Hugh Graham writes that “design is too often about the transitive and the temporary.” (Transitive—the word comes from the Latin and means “passing over”) Consider how quickly designers have to change and adapt to generational demographics.
Brand Noise offers this:
“According to Princeton sociologist Robert Wuthnow in a new book titled After the Baby Boomers the key differences between Gen Y and Baby Boomers include that the younger generation is ‘spending more time in school, remaining financially independent… and changing jobs more often.’” Link
Now consider the Baby Boomers (again from Brand Noise):
“They comprise nearly 24% of the population, have a buying power of $3 trillion, and include many of the country’s current business and political leaders.
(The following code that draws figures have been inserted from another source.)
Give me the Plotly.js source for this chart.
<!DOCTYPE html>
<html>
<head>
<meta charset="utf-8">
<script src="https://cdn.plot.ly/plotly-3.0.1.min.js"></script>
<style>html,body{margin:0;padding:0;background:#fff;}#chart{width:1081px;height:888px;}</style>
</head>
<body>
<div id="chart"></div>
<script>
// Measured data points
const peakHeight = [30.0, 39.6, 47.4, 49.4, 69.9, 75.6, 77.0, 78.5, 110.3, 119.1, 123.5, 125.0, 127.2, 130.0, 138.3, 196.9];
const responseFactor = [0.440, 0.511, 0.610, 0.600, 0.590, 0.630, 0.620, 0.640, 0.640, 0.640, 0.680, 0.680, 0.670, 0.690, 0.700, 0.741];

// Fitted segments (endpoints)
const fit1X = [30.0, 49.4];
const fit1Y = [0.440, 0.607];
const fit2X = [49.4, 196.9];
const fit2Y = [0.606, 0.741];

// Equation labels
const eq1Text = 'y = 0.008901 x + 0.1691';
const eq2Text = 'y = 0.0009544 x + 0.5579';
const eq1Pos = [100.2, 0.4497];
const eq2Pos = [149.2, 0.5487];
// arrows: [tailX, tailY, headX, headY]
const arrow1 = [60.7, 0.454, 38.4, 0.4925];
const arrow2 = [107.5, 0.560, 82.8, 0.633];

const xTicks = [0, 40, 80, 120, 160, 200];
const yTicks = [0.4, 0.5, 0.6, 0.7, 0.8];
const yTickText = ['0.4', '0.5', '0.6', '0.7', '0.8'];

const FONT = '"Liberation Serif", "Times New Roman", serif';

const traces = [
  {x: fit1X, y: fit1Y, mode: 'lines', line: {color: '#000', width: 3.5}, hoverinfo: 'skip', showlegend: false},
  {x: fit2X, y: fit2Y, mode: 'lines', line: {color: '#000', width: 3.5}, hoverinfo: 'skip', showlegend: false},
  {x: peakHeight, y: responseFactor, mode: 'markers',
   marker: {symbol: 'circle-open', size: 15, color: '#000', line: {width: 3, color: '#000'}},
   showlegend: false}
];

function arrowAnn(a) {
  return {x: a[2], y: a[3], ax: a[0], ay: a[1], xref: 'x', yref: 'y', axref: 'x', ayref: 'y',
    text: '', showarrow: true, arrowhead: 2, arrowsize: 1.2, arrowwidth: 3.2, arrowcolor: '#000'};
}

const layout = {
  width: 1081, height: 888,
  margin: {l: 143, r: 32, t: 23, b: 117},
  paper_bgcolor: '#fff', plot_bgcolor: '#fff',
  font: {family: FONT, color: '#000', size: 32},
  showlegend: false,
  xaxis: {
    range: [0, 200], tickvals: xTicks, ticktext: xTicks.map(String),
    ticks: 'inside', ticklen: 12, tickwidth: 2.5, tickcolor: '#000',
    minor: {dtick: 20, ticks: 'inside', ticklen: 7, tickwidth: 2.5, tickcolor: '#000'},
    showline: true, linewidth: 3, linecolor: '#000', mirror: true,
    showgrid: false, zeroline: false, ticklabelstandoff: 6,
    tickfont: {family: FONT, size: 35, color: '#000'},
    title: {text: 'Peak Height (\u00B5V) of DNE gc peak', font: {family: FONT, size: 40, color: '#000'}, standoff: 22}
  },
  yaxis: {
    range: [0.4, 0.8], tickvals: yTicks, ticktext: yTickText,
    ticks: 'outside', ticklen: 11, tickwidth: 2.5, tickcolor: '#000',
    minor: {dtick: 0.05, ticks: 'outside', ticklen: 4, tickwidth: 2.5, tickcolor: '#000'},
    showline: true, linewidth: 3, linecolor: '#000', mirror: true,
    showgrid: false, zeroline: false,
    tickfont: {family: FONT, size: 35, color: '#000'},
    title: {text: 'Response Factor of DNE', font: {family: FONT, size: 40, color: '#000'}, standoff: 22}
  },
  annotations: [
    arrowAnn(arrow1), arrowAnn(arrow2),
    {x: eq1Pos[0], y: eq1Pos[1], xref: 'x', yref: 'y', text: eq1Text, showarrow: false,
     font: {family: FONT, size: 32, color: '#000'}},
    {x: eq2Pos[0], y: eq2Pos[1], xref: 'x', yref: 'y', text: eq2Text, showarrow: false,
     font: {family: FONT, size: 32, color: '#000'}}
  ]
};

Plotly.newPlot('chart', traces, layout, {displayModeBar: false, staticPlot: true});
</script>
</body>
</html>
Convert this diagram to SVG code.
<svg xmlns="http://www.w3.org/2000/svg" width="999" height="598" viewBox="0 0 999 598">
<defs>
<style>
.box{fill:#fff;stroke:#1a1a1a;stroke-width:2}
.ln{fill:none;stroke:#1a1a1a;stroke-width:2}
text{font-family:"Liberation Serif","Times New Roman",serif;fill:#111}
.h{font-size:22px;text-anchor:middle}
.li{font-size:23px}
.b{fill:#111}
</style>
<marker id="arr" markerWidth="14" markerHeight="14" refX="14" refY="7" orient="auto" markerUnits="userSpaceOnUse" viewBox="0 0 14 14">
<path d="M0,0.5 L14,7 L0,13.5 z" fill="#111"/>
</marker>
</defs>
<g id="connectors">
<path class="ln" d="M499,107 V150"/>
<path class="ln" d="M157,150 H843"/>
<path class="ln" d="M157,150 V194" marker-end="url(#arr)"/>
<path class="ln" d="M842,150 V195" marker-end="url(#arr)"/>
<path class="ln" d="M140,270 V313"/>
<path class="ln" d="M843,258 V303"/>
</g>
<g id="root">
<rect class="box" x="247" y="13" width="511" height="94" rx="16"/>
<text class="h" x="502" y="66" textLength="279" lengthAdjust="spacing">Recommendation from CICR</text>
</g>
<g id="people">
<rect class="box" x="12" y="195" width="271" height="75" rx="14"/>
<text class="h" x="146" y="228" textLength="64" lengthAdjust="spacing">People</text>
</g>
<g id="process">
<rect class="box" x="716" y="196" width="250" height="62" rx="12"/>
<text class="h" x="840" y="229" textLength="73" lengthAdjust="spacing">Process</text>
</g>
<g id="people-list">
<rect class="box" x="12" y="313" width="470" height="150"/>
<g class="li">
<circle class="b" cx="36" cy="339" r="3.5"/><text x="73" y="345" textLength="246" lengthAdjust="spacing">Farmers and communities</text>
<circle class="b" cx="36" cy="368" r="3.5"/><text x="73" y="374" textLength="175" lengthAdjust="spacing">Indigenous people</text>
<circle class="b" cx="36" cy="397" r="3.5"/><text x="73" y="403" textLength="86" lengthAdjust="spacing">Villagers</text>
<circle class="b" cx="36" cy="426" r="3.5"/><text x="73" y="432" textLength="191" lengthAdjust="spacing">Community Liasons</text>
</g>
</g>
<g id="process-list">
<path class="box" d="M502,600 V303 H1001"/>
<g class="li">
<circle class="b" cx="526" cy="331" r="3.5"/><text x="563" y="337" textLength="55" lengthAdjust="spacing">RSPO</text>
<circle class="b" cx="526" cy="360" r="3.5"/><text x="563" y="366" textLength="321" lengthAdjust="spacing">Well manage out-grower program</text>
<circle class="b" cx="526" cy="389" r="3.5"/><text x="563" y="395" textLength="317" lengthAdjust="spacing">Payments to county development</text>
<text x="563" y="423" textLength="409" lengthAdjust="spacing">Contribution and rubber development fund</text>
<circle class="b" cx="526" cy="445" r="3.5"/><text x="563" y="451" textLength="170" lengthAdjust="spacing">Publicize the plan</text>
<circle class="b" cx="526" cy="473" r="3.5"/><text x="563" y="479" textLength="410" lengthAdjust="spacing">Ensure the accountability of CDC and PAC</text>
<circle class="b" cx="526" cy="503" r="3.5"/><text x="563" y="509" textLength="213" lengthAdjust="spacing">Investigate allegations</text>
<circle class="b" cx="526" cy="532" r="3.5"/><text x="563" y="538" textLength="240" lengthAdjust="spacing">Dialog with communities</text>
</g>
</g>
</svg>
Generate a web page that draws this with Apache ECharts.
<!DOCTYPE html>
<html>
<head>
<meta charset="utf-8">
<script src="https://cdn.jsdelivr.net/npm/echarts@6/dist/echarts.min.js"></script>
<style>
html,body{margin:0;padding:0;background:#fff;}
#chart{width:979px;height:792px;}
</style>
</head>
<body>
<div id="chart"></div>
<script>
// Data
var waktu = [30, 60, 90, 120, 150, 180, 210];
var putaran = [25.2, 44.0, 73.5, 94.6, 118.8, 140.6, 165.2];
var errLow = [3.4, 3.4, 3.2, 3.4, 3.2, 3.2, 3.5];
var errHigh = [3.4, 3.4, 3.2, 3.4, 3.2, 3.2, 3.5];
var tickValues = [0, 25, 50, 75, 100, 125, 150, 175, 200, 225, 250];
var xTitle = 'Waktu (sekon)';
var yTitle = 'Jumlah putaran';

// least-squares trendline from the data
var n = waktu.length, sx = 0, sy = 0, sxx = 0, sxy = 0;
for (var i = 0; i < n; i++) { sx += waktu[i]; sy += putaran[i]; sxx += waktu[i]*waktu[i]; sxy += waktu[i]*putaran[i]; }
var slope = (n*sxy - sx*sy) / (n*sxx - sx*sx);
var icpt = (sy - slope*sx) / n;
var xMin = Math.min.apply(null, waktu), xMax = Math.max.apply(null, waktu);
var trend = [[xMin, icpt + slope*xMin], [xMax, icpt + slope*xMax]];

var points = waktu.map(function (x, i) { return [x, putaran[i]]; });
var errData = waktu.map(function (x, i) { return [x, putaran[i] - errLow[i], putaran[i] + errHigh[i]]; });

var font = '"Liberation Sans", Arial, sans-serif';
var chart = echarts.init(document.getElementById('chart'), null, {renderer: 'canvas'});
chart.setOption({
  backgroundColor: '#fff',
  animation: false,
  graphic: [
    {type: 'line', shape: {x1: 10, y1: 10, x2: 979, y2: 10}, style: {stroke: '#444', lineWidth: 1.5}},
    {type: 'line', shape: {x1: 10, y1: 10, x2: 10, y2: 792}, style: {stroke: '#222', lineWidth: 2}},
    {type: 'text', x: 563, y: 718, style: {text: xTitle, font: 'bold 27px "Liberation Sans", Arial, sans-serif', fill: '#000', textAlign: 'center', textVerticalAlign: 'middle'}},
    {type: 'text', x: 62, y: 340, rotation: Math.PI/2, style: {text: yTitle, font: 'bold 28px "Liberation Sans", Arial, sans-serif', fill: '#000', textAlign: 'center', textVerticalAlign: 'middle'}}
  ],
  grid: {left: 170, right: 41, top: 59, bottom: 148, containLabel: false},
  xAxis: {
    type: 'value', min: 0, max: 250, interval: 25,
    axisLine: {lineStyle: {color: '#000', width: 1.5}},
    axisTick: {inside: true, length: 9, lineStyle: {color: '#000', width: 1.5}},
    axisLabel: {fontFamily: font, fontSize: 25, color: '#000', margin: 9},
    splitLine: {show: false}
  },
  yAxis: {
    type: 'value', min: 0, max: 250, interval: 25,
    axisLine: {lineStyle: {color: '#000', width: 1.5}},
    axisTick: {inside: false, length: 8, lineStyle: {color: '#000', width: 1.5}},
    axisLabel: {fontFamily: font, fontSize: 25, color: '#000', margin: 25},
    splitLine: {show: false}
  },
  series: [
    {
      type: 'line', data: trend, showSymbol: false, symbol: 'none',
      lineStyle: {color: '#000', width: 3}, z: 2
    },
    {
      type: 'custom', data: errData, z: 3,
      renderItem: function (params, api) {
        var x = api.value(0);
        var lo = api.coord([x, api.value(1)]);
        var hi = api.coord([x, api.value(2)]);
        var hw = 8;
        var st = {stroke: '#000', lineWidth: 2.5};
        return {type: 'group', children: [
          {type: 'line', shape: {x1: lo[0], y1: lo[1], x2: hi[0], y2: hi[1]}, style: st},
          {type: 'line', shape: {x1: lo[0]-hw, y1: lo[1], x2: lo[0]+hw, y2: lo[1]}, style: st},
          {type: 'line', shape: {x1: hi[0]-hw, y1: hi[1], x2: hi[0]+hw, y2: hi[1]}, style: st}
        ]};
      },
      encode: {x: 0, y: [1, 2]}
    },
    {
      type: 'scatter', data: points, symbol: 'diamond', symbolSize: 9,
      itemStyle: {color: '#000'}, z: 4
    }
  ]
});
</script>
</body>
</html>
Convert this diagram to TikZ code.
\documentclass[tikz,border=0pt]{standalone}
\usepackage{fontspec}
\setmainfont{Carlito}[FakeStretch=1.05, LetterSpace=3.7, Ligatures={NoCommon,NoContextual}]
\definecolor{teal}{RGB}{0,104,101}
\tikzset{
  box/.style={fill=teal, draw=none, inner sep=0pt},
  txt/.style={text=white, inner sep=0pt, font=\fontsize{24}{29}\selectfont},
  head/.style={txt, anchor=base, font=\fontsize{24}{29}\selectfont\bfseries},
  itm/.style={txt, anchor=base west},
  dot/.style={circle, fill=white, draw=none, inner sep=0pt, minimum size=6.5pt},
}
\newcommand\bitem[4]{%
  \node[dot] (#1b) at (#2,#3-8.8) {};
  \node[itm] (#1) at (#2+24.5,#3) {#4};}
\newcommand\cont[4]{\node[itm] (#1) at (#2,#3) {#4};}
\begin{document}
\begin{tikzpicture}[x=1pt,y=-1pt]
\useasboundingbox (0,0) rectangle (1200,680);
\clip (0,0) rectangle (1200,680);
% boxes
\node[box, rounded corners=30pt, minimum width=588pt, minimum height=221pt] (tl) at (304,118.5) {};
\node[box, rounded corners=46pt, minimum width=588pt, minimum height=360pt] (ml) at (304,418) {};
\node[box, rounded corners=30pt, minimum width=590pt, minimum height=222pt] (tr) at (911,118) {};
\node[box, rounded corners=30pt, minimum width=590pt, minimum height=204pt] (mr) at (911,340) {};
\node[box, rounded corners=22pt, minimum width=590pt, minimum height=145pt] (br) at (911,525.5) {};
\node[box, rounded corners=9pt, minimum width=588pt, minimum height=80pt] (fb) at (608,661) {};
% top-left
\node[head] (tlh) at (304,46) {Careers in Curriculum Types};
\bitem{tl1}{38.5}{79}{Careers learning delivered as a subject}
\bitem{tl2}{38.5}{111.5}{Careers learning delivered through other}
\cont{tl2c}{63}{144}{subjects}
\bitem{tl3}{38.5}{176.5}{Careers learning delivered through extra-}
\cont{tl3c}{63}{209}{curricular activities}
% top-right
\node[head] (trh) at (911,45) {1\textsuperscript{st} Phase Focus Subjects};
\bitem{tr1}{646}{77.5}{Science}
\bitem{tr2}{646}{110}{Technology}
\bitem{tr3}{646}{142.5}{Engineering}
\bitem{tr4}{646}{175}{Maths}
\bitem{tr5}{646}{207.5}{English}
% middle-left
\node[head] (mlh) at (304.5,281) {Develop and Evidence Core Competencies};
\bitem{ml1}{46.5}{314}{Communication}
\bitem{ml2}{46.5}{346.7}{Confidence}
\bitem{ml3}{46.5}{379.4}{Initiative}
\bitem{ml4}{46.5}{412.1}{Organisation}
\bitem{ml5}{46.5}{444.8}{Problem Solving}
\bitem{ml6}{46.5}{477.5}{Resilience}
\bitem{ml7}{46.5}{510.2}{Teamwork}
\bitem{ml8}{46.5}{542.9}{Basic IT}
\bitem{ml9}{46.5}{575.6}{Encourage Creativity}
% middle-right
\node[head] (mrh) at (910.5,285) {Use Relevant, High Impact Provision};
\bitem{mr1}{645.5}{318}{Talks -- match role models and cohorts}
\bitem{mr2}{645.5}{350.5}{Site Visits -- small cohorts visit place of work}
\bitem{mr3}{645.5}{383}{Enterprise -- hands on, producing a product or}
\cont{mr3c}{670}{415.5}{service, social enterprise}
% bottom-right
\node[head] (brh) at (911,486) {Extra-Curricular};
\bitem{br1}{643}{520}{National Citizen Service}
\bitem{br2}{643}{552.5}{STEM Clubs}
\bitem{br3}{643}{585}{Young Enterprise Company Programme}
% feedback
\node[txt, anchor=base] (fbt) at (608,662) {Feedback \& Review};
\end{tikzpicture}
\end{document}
But marketers misunderstand—and inefficiently target—this country’s 78 million baby boomers.” Link
Designers, by the nature of their craft, are communication experts and should be able to articulate ideas, brands, and identity to various changing demographics successfully providing they are supplied with reliable research. Hugh Graham agrees that change is the new norm, but pushes beyond that and proposes that “there’s a new form of change on the horizon; we’re heading into a constrained environment where the designer’s artistry and craft will have to encourage what lasts, what matters, what sustains.” Link
Can design be both transitive and sustainable? Only time will tell.